In Iraq and Afghanistan, the Army consistently achieved a much less effective roulement than the Royal Marines. The regimental system in particular has great value instilling esprit de corps, but may have contributed to a less than efficient army structure. There remain no less than 18 infantry regiments, providing 32 regular and 13 reserve battalions, plus six companies (the majority of which are Guards’ units for ceremonial duties).

The reserve is also under stress. In part, the last government’s commitment to an Army Reserve of 30,000 was a way of maintaining overall numbers on the cheap. Apart from the fact that the relationship between readiness and resources has never been clearer for land forces, the scheme may be in trouble because of the difficulty of recruiting enough suitable reservists for the infantry. The talented and capable are usually the least likely in a modern economy to have the free time to acquire and maintain the skills required for the combat arms, as opposed to the successful use of professionals such as doctors and lawyers in their specialist roles.

Weight may also be in question. The second arm of Army 2020 is an ‘Adaptable Force’ to focus on conflict prevention and international engagement. This will have obvious utility in many contingencies but the difficulty is, whether remaining combat-ready or not, such forces may not be ideal for the higher intensity warfare which state (and some non-state) threats imply. This adds another element to the readiness problem. The reformist CGS may well prefer that the traditional constituency for preserving regiments, strongly represented in the Conservative party, give him room for manoeuvre in exchanging people for equipment, weapons, vehicles and ammunition.

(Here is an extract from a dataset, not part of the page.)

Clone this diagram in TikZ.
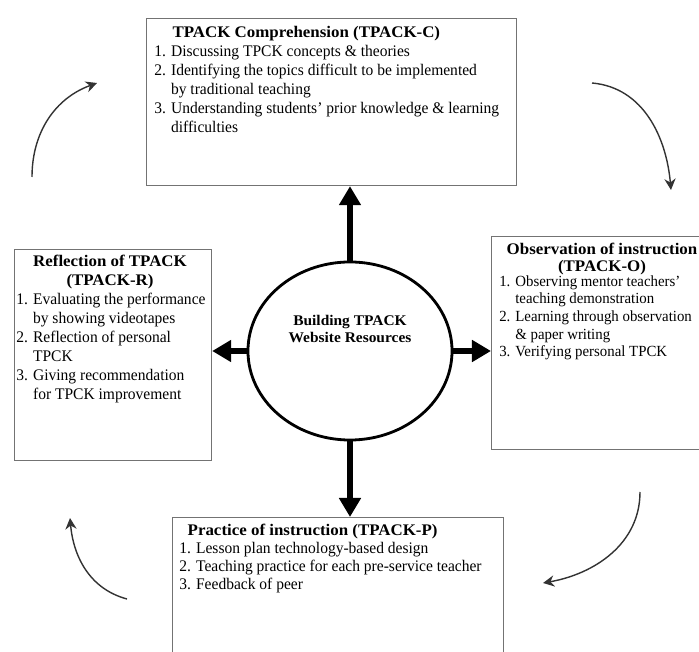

The Royal Air Force (RAF) has its own challenges. It’s missing a key element in the absence of maritime patrol aircraft. SDSR 2010 saw the capability abandoned as a cost saving after the effective failure of the modernisation of the aged Nimrod. Following the even more ill-starred Nimrod AEW project, the effort to renew a design half a century old was a good demonstration of the perils of supporting national industry without adequate thought to the alternatives. The MPAs’ removal was intended to be temporary and expertise is being maintained with the help of personnel loans to partner MPA forces, but a replacement has yet to appear. This is apparently a high priority for SDSR2015, as it should be, given increasing Russian activity around British waters and the potential vulnerability of the ballistic missile submarine force in particular.

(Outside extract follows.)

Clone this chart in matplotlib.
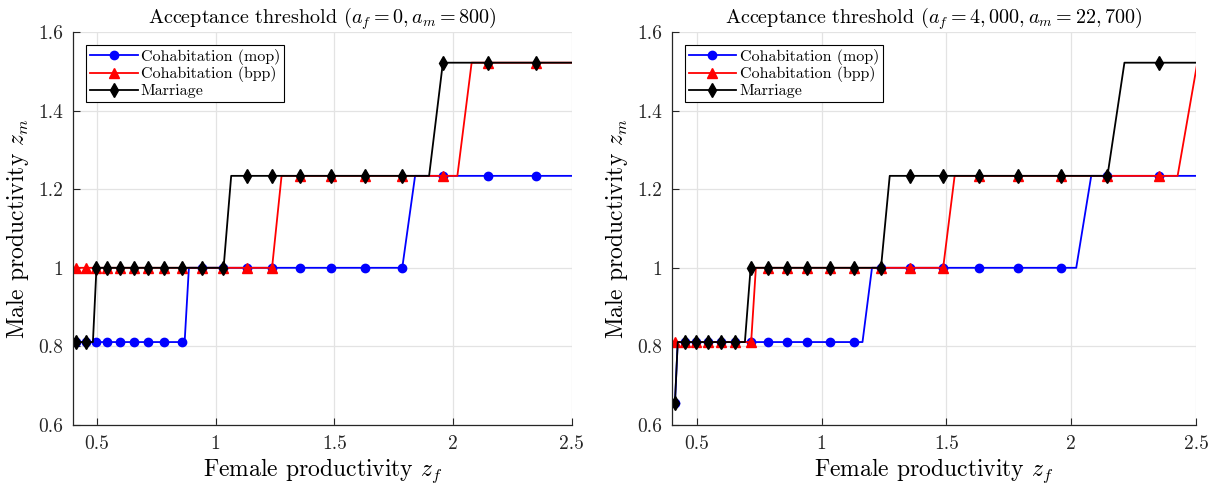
import matplotlib
matplotlib.use("Agg")
import matplotlib.pyplot as plt
from matplotlib.lines import Line2D

plt.rcParams['font.family'] = 'serif'
plt.rcParams['font.serif'] = ['cmr10', 'DejaVu Serif']
plt.rcParams['mathtext.fontset'] = 'cm'
plt.rcParams['axes.unicode_minus'] = False
plt.rcParams['axes.formatter.use_mathtext'] = True

# Marker grid (female productivity), shared by both panels
xm = [0.413, 0.454, 0.499, 0.545, 0.596, 0.655, 0.716, 0.785, 0.861, 0.943,
      1.032, 1.131, 1.238, 1.356, 1.487, 1.630, 1.786, 1.957, 2.145, 2.350]

# Left panel: marker values
mop_L = [0.811, 0.811, 0.811, 0.811, 0.811, 0.811, 0.811, 0.811, 0.811, 1.0,
         1.0, 1.0, 1.0, 1.0, 1.0, 1.0, 1.0, 1.234, 1.234, 1.234]
bpp_L = [1.0, 1.0, 1.0, 1.0, 1.0, 1.0, 1.0, 1.0, 1.0, 1.0,
         1.0, 1.0, 1.0, 1.234, 1.234, 1.234, 1.234, 1.234, 1.522, 1.522]
mar_L = [0.811, 0.811, 1.0, 1.0, 1.0, 1.0, 1.0, 1.0, 1.0, 1.0,
         1.0, 1.234, 1.234, 1.234, 1.234, 1.234, 1.234, 1.522, 1.522, 1.522]

# Left panel: line corners
mop_Lx = [0.413, 0.870, 0.888, 1.786, 1.840, 2.5]
mop_Ly = [0.811, 0.811, 1.0, 1.0, 1.234, 1.234]
bpp_Lx = [0.413, 1.238, 1.278, 2.018, 2.078, 2.5]
bpp_Ly = [1.0, 1.0, 1.234, 1.234, 1.522, 1.522]
mar_Lx = [0.413, 0.484, 0.499, 1.034, 1.066, 1.899, 1.957, 2.5]
mar_Ly = [0.811, 0.811, 1.0, 1.0, 1.234, 1.234, 1.522, 1.522]

# Right panel: marker values
mop_R = [0.657, 0.811, 0.811, 0.811, 0.811, 0.811, 0.811, 0.811, 0.811, 0.811,
         0.811, 0.811, 1.0, 1.0, 1.0, 1.0, 1.0, 1.0, 1.234, 1.234]
bpp_R = [0.811, 0.811, 0.811, 0.811, 0.811, 0.811, 0.811, 1.0, 1.0, 1.0,
         1.0, 1.0, 1.0, 1.0, 1.0, 1.234, 1.234, 1.234, 1.234, 1.234]
mar_R = [0.657, 0.811, 0.811, 0.811, 0.811, 0.811, 1.0, 1.0, 1.0, 1.0,
         1.0, 1.0, 1.0, 1.234, 1.234, 1.234, 1.234, 1.234, 1.234, 1.522]

# Right panel: line corners
mop_Rx = [0.413, 0.424, 1.164, 1.202, 2.020, 2.080, 2.5]
mop_Ry = [0.657, 0.811, 0.811, 1.0, 1.0, 1.234, 1.234]
bpp_Rx = [0.413, 0.718, 0.737, 1.487, 1.533, 2.426, 2.505]
bpp_Ry = [0.811, 0.811, 1.0, 1.0, 1.234, 1.234, 1.522]
mar_Rx = [0.413, 0.424, 0.693, 0.716, 1.238, 1.273, 2.145, 2.213, 2.5]
mar_Ry = [0.657, 0.811, 0.811, 1.0, 1.0, 1.234, 1.234, 1.522, 1.522]

titles = [r'Acceptance threshold ($a_f = 0, a_m = 800$)',
          r'Acceptance threshold ($a_f = 4,000, a_m = 22,700$)']
labels = ['Cohabitation (mop)', 'Cohabitation (bpp)', 'Marriage']
xticks = [0.5, 1, 1.5, 2, 2.5]
xticklabels = ['0.5', '1', '1.5', '2', '2.5']
yticks = [0.6, 0.8, 1.0, 1.2, 1.4, 1.6]
yticklabels = ['0.6', '0.8', '1', '1.2', '1.4', '1.6']

styles = [dict(color='blue', marker='o', ms=6),
          dict(color='red', marker='^', ms=6.5),
          dict(color='black', marker='d', ms=7.5)]

fig = plt.figure(figsize=(12.22, 4.93), dpi=100)
ax1 = fig.add_axes([0.0597, 0.138, 0.4083, 0.797])
ax2 = fig.add_axes([0.5497, 0.138, 0.4291, 0.797])

panels = [
    (ax1, [(mop_Lx, mop_Ly, mop_L), (bpp_Lx, bpp_Ly, bpp_L), (mar_Lx, mar_Ly, mar_L)]),
    (ax2, [(mop_Rx, mop_Ry, mop_R), (bpp_Rx, bpp_Ry, bpp_R), (mar_Rx, mar_Ry, mar_R)]),
]

for i, (ax, series) in enumerate(panels):
    for (lx, ly, my), st in zip(series, styles):
        ax.plot(lx, ly, color=st['color'], lw=1.3)
        ax.plot(xm, my, linestyle='none', marker=st['marker'], ms=st['ms'],
                color=st['color'])
    ax.set_xlim(0.4, 2.5)
    ax.set_ylim(0.6, 1.6)
    ax.set_xticks(xticks)
    ax.set_xticklabels(xticklabels)
    ax.set_yticks(yticks)
    ax.set_yticklabels(yticklabels)
    ax.tick_params(direction='in', length=5, labelsize=14, colors='#262626',
                   top=False, right=False, pad=7)
    ax.grid(True, color='#e3e3e3', lw=0.9)
    ax.set_axisbelow(True)
    for s in ['top', 'right']:
        ax.spines[s].set_visible(False)
    for s in ['left', 'bottom']:
        ax.spines[s].set_color('#262626')
        ax.spines[s].set_linewidth(0.9)
    ax.set_title(titles[i], fontsize=14.5, pad=5)
    ax.set_xlabel(r'Female productivity $z_f$', fontsize=17, labelpad=3)
    ax.set_ylabel(r'Male productivity $z_m$', fontsize=17, labelpad=5)
    handles = [Line2D([], [], color=st['color'], marker=st['marker'],
                      ms=st['ms'], lw=1.3) for st in styles]
    leg = ax.legend(handles, labels, loc='upper left', fontsize=11.5,
                    bbox_to_anchor=(0.0, 1.0), borderaxespad=0.8,
                    fancybox=False, framealpha=1, edgecolor='black',
                    handlelength=3.0, handletextpad=0.2, labelspacing=0.1,
                    borderpad=0.25)
    leg.get_frame().set_linewidth(0.8)

fig.savefig('out.png', dpi=100)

The Air Force also needs to consider its position on the Navy’s new aircraft carriers and the F-35. The original 1998 SDSR concept was for a close relationship between RAF and Navy that would create air groups of sufficient size to be a significant strike and air defence capability in their own right. The RAF’s original view that carrier aviation, if used, had to done properly was one driver in making the two Queen Elizabeth-class the size they are.

 Financial stresses caused the Air Force to walk back from this—to the point where the maintenance of as much as possible of the land based fighter/strike force became a higher priority than retention of the Harriers intended as the initial air element of the first carrier and the precursor of a powerful RN-RAF F35 carrier air group. It may be time for the RAF to recommit and give the carriers a higher priority than the current intended effort of one RN ‘heavy’ and one RAF ‘heavy’ squadron.

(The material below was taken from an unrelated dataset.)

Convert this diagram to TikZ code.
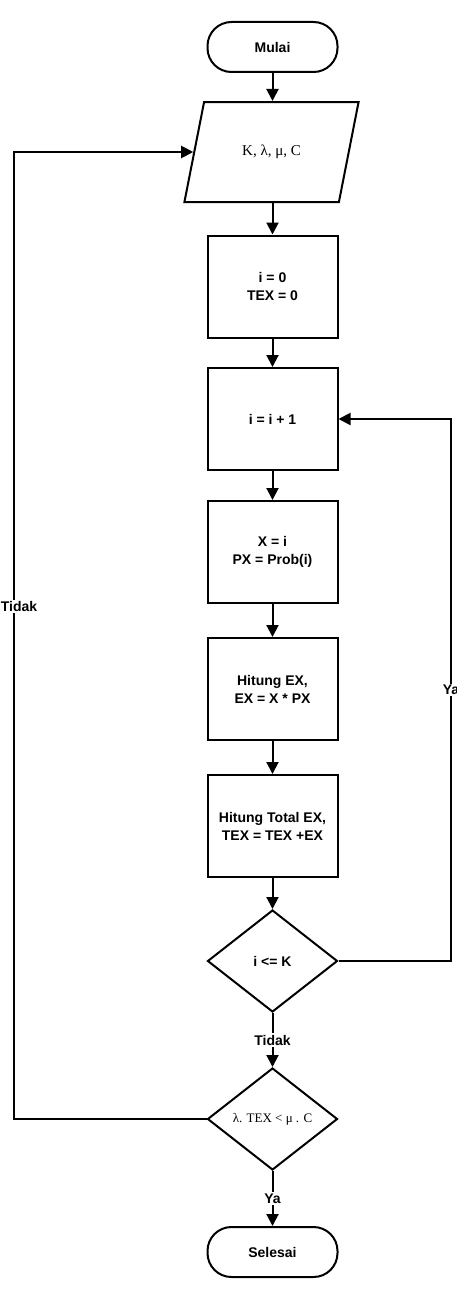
\documentclass[tikz,border=0pt]{standalone}
\usepackage{fontspec}
\setmainfont{Liberation Sans}
\newfontfamily\rumus{Liberation Serif}
\usetikzlibrary{positioning,shapes.geometric,arrows.meta}
\tikzset{
  term/.style  ={rectangle, rounded corners=24pt, draw, line width=2pt,
                 minimum width=130pt, minimum height=50pt,
                 font=\fontsize{14}{17}\selectfont\bfseries},
  proses/.style={rectangle, draw, line width=2pt, align=center,
                 minimum width=130pt, minimum height=102pt,
                 font=\fontsize{14}{18}\selectfont\bfseries},
  masuk/.style ={trapezium, trapezium left angle=65, trapezium right angle=115,
                 trapezium stretches=true, draw, line width=2pt,
                 minimum width=175pt, minimum height=100pt,
                 font=\fontsize{15}{18}\rumus},
  cek/.style   ={diamond, draw, line width=2pt, inner sep=0pt,
                 minimum width=130pt, minimum height=102pt,
                 font=\fontsize{14}{17}\selectfont\bfseries},
  fl/.style    ={-{Triangle[length=12pt,width=12pt]}, line width=2pt},
  lbl/.style   ={fill=white, inner sep=1.5pt, font=\fontsize{14}{17}\selectfont\bfseries}
}
\begin{document}
\begin{tikzpicture}[x=1pt,y=-1pt]
  \useasboundingbox (0,0) rectangle (457,1290);
  % --- start, input
  \node[term]   (mulai) at (272.5,47)   {Mulai};
  \node[masuk]  (inp)   at (271.5,152)  {K, λ, μ, C};
  % --- process column
  \node[proses] (b1)    at (272.5,286.5) {i = 0\\TEX = 0};
  \node[proses] (b2)    at (272.5,419)   {i = i + 1};
  \node[proses] (b3)    at (272.5,552)   {X = i\\PX = Prob(i)};
  \node[proses] (b4)    at (272.5,689)   {Hitung EX,\\EX = X * PX};
  \node[proses] (b5)    at (272.5,826)   {Hitung Total EX,\\TEX = TEX +EX};
  % --- decisions
  \node[cek]    (d1)    at (272.5,961)   {i <= K};
  \node[cek,font=\fontsize{13}{16}\rumus]
                (d2)    at (272.5,1119)  {λ. TEX < μ . C};
  \node[term]   (sel)   at (272.5,1252)  {Selesai};
  % --- loop corners
  \coordinate (kanan) at (451,961);
  \coordinate (kiri)  at (14,1119);

  \draw[fl] (mulai.south) -- (mulai.south |- inp.north);
  \draw[fl] (inp.south -| b1.north) -- (b1.north);
  \draw[fl] (b1)--(b2); \draw[fl] (b2)--(b3);
  \draw[fl] (b3)--(b4); \draw[fl] (b4)--(b5);
  \draw[fl] (b5)--(d1);
  \draw[fl] (d1) -- (d2) node[lbl,midway] {Tidak};
  \draw[fl] (d2) -- (sel) node[lbl,midway] {Ya};
  \draw[fl] (d1.east) -- (kanan) |- (b2.east) node[lbl,pos=0.25] {Ya};
  \draw[fl] (d2.west) -- (kiri) |- (inp.west) node[lbl,pos=0.265,xshift=5pt] {Tidak};
\end{tikzpicture}
\end{document}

At this point, the carriers are likely to deploy with a dozen F-35B, but would be much more powerful signals of British intent—and much more useful in higher intensity and larger scale operations—if they could go close to matching the American concept of 36 embarked fighter/strike. The RN has been discussing the regular embarkation of USMC F35B, but there are complications to such an approach—and the possibility that the Marine Corps’ aircraft may be committed elsewhere.